- EXERCISE INSTRUCTIONS
Take the line containing "Convert this chart to matplotlib code.", the line containing "s.set_linewidth(1.2)", and all lines between them, and transcribe them exactly. Leave out pictures.

___ GIVEN DATA ___

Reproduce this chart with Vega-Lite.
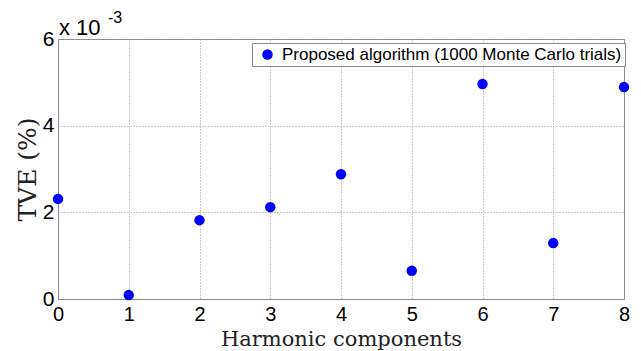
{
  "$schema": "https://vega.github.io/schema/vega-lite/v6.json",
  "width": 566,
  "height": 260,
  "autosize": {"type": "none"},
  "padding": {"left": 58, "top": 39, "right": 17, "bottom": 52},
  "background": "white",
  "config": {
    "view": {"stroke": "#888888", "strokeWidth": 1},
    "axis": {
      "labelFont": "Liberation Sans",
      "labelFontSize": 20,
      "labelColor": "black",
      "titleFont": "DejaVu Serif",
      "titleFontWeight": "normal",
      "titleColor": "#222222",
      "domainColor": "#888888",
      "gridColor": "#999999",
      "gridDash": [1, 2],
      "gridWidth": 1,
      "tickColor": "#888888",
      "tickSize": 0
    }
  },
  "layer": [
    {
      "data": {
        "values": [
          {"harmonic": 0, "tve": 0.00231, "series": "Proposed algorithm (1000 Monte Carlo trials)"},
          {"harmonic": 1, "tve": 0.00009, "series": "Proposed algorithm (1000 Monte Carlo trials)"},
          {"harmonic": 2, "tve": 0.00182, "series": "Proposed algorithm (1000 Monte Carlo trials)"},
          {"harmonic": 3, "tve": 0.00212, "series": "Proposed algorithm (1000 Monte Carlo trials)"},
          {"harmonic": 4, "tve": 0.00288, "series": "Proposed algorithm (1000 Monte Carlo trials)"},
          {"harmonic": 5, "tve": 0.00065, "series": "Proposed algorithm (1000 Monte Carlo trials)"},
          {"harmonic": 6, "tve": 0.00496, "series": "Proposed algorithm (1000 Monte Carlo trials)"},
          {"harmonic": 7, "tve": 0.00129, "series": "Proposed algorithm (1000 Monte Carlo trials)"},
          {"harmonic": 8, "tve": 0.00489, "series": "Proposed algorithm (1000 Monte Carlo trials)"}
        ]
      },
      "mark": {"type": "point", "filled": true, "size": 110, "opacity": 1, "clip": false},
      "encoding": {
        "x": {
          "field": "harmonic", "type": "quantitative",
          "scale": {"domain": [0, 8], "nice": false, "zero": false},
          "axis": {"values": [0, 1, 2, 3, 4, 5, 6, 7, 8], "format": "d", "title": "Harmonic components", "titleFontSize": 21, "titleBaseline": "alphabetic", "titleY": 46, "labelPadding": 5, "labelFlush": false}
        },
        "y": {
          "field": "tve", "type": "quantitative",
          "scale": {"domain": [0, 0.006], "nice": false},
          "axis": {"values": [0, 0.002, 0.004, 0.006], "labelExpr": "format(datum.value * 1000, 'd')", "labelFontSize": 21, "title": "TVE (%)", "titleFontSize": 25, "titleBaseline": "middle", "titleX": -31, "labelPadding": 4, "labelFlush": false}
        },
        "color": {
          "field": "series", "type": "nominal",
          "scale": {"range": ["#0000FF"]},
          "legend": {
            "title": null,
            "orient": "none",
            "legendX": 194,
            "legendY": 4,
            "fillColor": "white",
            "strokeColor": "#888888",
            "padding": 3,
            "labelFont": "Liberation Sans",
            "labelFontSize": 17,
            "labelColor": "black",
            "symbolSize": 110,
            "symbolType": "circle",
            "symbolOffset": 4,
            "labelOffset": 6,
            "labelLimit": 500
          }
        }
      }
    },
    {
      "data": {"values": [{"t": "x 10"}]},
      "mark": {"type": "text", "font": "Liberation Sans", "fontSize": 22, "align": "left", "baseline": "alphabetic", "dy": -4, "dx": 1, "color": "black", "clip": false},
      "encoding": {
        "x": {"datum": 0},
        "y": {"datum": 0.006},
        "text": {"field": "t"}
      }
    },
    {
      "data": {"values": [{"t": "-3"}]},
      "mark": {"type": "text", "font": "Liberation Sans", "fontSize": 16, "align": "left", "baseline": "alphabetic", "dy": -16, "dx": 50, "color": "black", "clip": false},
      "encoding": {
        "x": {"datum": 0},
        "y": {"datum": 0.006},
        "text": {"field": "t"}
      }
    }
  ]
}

___
___ GIVEN DATA ___

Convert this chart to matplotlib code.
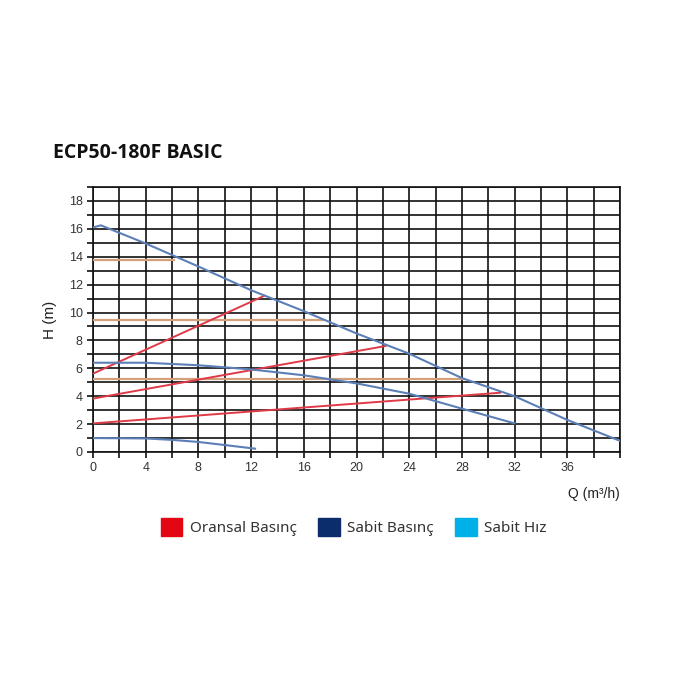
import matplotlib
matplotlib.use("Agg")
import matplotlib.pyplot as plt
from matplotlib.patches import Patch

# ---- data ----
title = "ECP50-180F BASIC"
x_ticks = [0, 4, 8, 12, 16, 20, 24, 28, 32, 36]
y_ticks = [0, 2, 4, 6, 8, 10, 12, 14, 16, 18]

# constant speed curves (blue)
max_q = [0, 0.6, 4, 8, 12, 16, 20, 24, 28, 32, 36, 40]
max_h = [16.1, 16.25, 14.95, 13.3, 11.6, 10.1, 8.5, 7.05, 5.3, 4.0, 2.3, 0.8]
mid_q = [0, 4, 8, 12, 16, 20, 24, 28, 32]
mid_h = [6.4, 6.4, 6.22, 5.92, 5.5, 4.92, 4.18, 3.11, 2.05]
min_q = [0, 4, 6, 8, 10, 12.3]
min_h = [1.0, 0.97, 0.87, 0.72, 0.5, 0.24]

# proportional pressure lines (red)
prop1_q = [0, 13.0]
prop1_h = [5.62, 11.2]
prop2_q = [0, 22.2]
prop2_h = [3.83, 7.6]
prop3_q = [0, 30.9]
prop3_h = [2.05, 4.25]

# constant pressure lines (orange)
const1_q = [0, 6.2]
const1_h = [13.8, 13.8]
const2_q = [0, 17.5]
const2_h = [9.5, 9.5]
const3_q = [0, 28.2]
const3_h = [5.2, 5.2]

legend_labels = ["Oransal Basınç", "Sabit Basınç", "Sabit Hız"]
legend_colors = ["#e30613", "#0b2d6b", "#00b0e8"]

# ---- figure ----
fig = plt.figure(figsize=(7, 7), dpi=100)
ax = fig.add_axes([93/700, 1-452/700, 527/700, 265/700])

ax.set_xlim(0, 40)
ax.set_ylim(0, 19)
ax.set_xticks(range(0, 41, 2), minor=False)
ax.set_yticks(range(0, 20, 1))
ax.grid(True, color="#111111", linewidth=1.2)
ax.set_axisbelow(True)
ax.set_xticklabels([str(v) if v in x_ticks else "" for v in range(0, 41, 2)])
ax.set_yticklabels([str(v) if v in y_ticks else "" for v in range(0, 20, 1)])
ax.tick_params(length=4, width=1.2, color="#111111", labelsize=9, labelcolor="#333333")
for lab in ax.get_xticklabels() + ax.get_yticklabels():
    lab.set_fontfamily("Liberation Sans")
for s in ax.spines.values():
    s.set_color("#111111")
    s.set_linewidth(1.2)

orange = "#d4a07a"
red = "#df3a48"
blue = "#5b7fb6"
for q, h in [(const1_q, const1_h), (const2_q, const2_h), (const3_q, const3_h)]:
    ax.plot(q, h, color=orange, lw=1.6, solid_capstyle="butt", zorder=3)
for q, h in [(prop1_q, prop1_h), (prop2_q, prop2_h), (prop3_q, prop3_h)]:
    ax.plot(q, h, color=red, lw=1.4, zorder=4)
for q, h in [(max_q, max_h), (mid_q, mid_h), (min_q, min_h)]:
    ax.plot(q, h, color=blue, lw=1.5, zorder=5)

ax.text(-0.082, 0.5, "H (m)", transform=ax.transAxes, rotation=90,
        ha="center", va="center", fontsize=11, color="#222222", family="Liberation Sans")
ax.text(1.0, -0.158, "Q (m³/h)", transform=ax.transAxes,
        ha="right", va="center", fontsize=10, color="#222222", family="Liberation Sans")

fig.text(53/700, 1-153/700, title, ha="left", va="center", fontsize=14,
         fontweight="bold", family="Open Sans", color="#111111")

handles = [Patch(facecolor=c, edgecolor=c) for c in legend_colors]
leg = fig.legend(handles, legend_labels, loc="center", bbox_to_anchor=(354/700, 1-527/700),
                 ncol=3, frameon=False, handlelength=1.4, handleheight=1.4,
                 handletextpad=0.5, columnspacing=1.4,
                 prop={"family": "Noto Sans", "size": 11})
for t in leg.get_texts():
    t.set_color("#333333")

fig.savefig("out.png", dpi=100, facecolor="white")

___

- FINISHED ANSWER
Convert this chart to matplotlib code.
import matplotlib
matplotlib.use("Agg")
import matplotlib.pyplot as plt
from matplotlib.patches import Patch

# ---- data ----
title = "ECP50-180F BASIC"
x_ticks = [0, 4, 8, 12, 16, 20, 24, 28, 32, 36]
y_ticks = [0, 2, 4, 6, 8, 10, 12, 14, 16, 18]

# constant speed curves (blue)
max_q = [0, 0.6, 4, 8, 12, 16, 20, 24, 28, 32, 36, 40]
max_h = [16.1, 16.25, 14.95, 13.3, 11.6, 10.1, 8.5, 7.05, 5.3, 4.0, 2.3, 0.8]
mid_q = [0, 4, 8, 12, 16, 20, 24, 28, 32]
mid_h = [6.4, 6.4, 6.22, 5.92, 5.5, 4.92, 4.18, 3.11, 2.05]
min_q = [0, 4, 6, 8, 10, 12.3]
min_h = [1.0, 0.97, 0.87, 0.72, 0.5, 0.24]

# proportional pressure lines (red)
prop1_q = [0, 13.0]
prop1_h = [5.62, 11.2]
prop2_q = [0, 22.2]
prop2_h = [3.83, 7.6]
prop3_q = [0, 30.9]
prop3_h = [2.05, 4.25]

# constant pressure lines (orange)
const1_q = [0, 6.2]
const1_h = [13.8, 13.8]
const2_q = [0, 17.5]
const2_h = [9.5, 9.5]
const3_q = [0, 28.2]
const3_h = [5.2, 5.2]

legend_labels = ["Oransal Basınç", "Sabit Basınç", "Sabit Hız"]
legend_colors = ["#e30613", "#0b2d6b", "#00b0e8"]

# ---- figure ----
fig = plt.figure(figsize=(7, 7), dpi=100)
ax = fig.add_axes([93/700, 1-452/700, 527/700, 265/700])

ax.set_xlim(0, 40)
ax.set_ylim(0, 19)
ax.set_xticks(range(0, 41, 2), minor=False)
ax.set_yticks(range(0, 20, 1))
ax.grid(True, color="#111111", linewidth=1.2)
ax.set_axisbelow(True)
ax.set_xticklabels([str(v) if v in x_ticks else "" for v in range(0, 41, 2)])
ax.set_yticklabels([str(v) if v in y_ticks else "" for v in range(0, 20, 1)])
ax.tick_params(length=4, width=1.2, color="#111111", labelsize=9, labelcolor="#333333")
for lab in ax.get_xticklabels() + ax.get_yticklabels():
    lab.set_fontfamily("Liberation Sans")
for s in ax.spines.values():
    s.set_color("#111111")
    s.set_linewidth(1.2)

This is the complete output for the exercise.